October 30, 2014:
The U.S. has agreed to provide Afghanistan with 62 more armed helicopters and twenty ground attack aircraft, including training for Afghan pilots and maintainers, by 2017. The helicopters are the MD-530F, which is the civilian version of the U.S. SOCOM (Special Operations Command) MH-6. Used for scouting and commando operations the MH-6 (and the similar AH-6) were developed from the 1960s era OH-6. Developed in the early 1980s, the MH/AH-6, or "Little Bird" is a 1.4 ton helicopter with a crew of two, top speed of 280 kilometers an hour. Average sortie is 3-3.5 hours. It can be armed with two 7.62mm or 12.7mm machine-gun pods, or two 70mm rocket pods (seven or 12 rockets each) or four Hellfire missiles. Without weapons, the MH-6 can carry six troops (usually Special Forces operators) externally. The MH-6 has endurance of about 90 minutes as it usually carries a full load of weapons or passengers. The new MH-6 can also carry a day/night targeting system, including a laser designator and laser guided missiles.
The ground attack aircraft is the A-29 Super Tucano. This is a single engine turbo-prop trainer/attack aircraft that is used by over a dozen nations. This aircraft carries two internal 12.7mm (.50 caliber) machine-guns along with 1.5 tons of bombs and rockets under the wings. It can stay in the air for 6.5 hours at a time. This aircraft can be equipped to carry over a half dozen of the 250 pound GPS smart bombs (or half a dozen dumb 500 pound bombs), giving it considerable firepower. The Super Tucano comes equipped with a GPS guidance system. Max altitude is 11,300 meters (35,000 feet) and cruising speed is 400 kilometers an hour.
Naturally, this aircraft can move in lower and slower than any jet can. The Super Tucano is also equipped with armor for the pilot, a pressurized cockpit, and an ejection seat. Not bad for an aircraft with a max takeoff weight of 5.4 tons. It is rugged, easy to maintain, and cheap. The U.S. is paying under $20 million for each Super Tucano, which includes training, spare parts, and support equipment.

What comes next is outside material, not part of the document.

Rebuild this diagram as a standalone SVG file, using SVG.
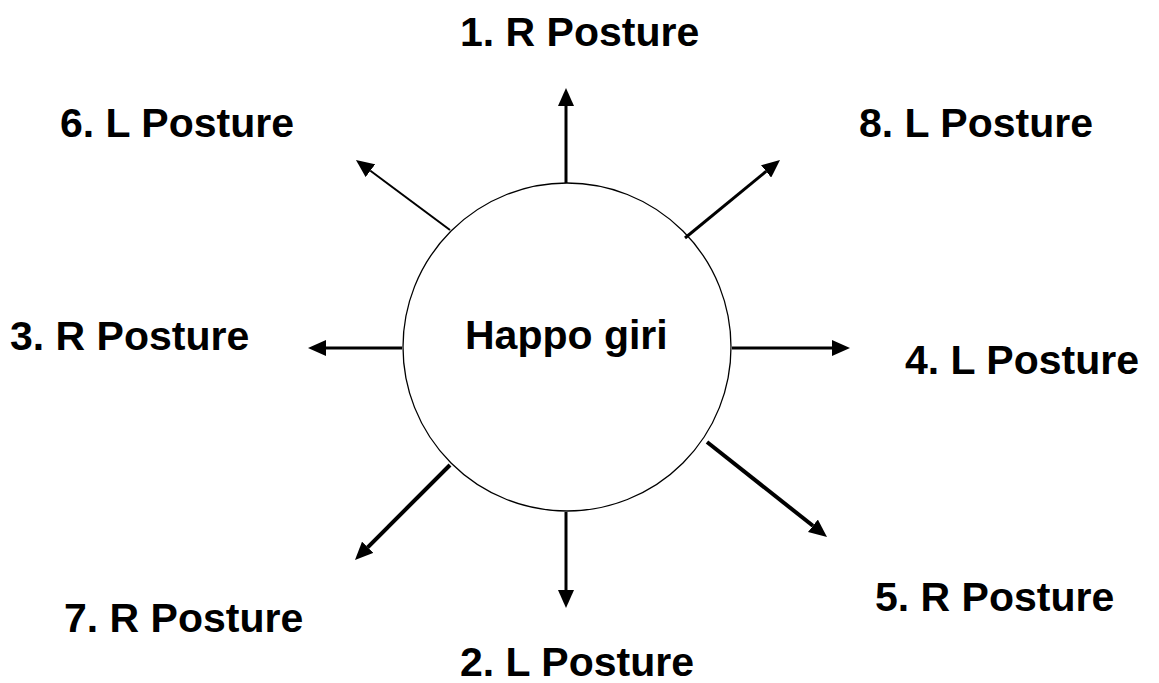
<svg xmlns="http://www.w3.org/2000/svg" width="1159" height="683" viewBox="0 0 1159 683">
  <style>
    .lbl { font-family: "Liberation Sans", Arial, sans-serif; font-weight: bold; font-size: 41px; fill: #000; }
    .arr { stroke: #000; fill: none; marker-end: url(#head); }
  </style>
  <defs>
    <marker id="head" markerUnits="userSpaceOnUse" markerWidth="18" markerHeight="16" refX="0" refY="8" orient="auto">
      <path d="M0,0 L18,8 L0,16 z" fill="#000"/>
    </marker>
  </defs>
  <rect width="1159" height="683" fill="#fff"/>

  <g id="center">
    <circle cx="567" cy="347" r="164" fill="#fff" stroke="#000" stroke-width="1.3"/>
    <text class="lbl" x="465" y="349">Happo giri</text>
  </g>

  <g id="connectors">
    <line class="arr" x1="566" y1="183" x2="566" y2="106" stroke-width="3"/>
    <line class="arr" x1="450" y1="230" x2="370.4" y2="170.7" stroke-width="2"/>
    <line class="arr" x1="685" y1="238" x2="766.1" y2="171.4" stroke-width="3"/>
    <line class="arr" x1="402" y1="348" x2="326" y2="348" stroke-width="3"/>
    <line class="arr" x1="732" y1="348" x2="832" y2="348" stroke-width="3"/>
    <line class="arr" x1="450" y1="465" x2="367.7" y2="547.3" stroke-width="4"/>
    <line class="arr" x1="707" y1="442" x2="812.9" y2="525.8" stroke-width="4"/>
    <line class="arr" x1="566" y1="512" x2="566" y2="590" stroke-width="3"/>
  </g>

  <g id="step1"><text class="lbl" x="460" y="46">1. R Posture</text></g>
  <g id="step2"><text class="lbl" x="460" y="676">2. L Posture</text></g>
  <g id="step3"><text class="lbl" x="10" y="350">3. R Posture</text></g>
  <g id="step4"><text class="lbl" x="905" y="374">4. L Posture</text></g>
  <g id="step5"><text class="lbl" x="875" y="611">5. R Posture</text></g>
  <g id="step6"><text class="lbl" x="60" y="137">6. L Posture</text></g>
  <g id="step7"><text class="lbl" x="64" y="632">7. R Posture</text></g>
  <g id="step8"><text class="lbl" x="859" y="137">8. L Posture</text></g>
</svg>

Afghanistan already has hundreds of pilots who could quickly learn how to handle the Super Tucano and the U.S. will provide training for over a hundred pilots and maintainers. This is to make the Afghan Air Force self-sustaining with these 82 new aircraft and trained personnel. Less certain is the impact of the corruption that is still rampant in the Afghan military and the tendency for technical people, like pilots and maintainers, to leave the military for better paying and safer jobs in the civilian sector.